Permissions
If you go to Navigation | User management | Permissions you will see a page where you can set the detailed permissions for different user roles.
By default you will see columns for anonymous user and authenticated user. There is no column for administrator, because that role automatically has all permissions.
If you define additional roles, these will be available as new columns. If you install new modules, you may find new permissions are defined. The Permissions page allows very fine grained control.
Permission types
Many permissions can be catergorised into three types.
Access a feature. This generally means that the feature is visible (ie, can you read the Foroms or not), or passively usable (can you search the site). These are usually reasonably safe to grant, it is more an issue of whether you want to restrict access to certain site features to encourage registration.
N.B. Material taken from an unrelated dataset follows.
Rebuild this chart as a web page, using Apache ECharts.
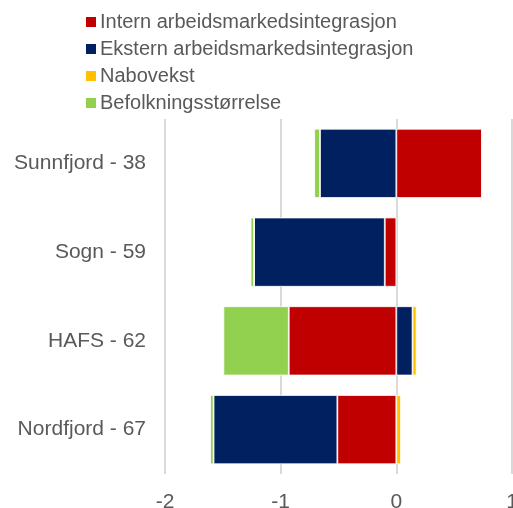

Edit a feature. This mainly affects different types of content. You can usually control whether users can create, edit or delete various content types. This is
Administer a feature. This gives a user the ability to control how some aspect of your website works. Only give this to trusted individuals.
An example
As an example, we will look at the permissions relating to nodes (ie, the pages, stories etc on your site). This is listed under Node module.
You can control which roles can access the content. If you turn this off users will not be able to see any of your page content until they log on with a suitable role. This isn't usually very useful, but it can form part of the security for a totally closed site (eg a company intranet which only employees can access).
You can also control which roles can see revisions. Normally you would not want ordinary users to see revisions, it is usually of little interest to them and potentially confusing. You would probably want to turn this on for administrative roles.
For editing content, you can separately control the editing of each content type for each role. For each content type you can control which roles can:
- Create content of that type.
- Edit that content
- Edit that content, but only if they are the original author
- Delete that content
- Delete that content, but only if they are the original author
This is very flexible. You can for example, decide that authenticated users can create stories but not pages. You can choose to let them edit their own stories or, if you wish, let them edit each others pages.
Administration permissions which can be individually enabled per role include:
- Adminstering Content types, ie creating and editing new types of content over and above pages and stories.
- Administering nodes, ie changing the content settings.
- Reverting and deleting revions
Testing permissions
The example above only covers nodes. There are many other groups of permissions, usually quite fine grained. Many contributed modules add their own permissions.
This means that setting up permissions can take a bit of effort. You need to think carefully about what permissions to grant, based on what you know about each role. You also have to make sure you don't make a mistake.
The only way to be certain it is properly set up is to test it, thoroughly. The easiest (and probably best) way to do this is to create an account with each role, and test your site in each role. Don't just test that you can do everything you should be able to, also chekc that you cannot do anything you shouldn't in each role.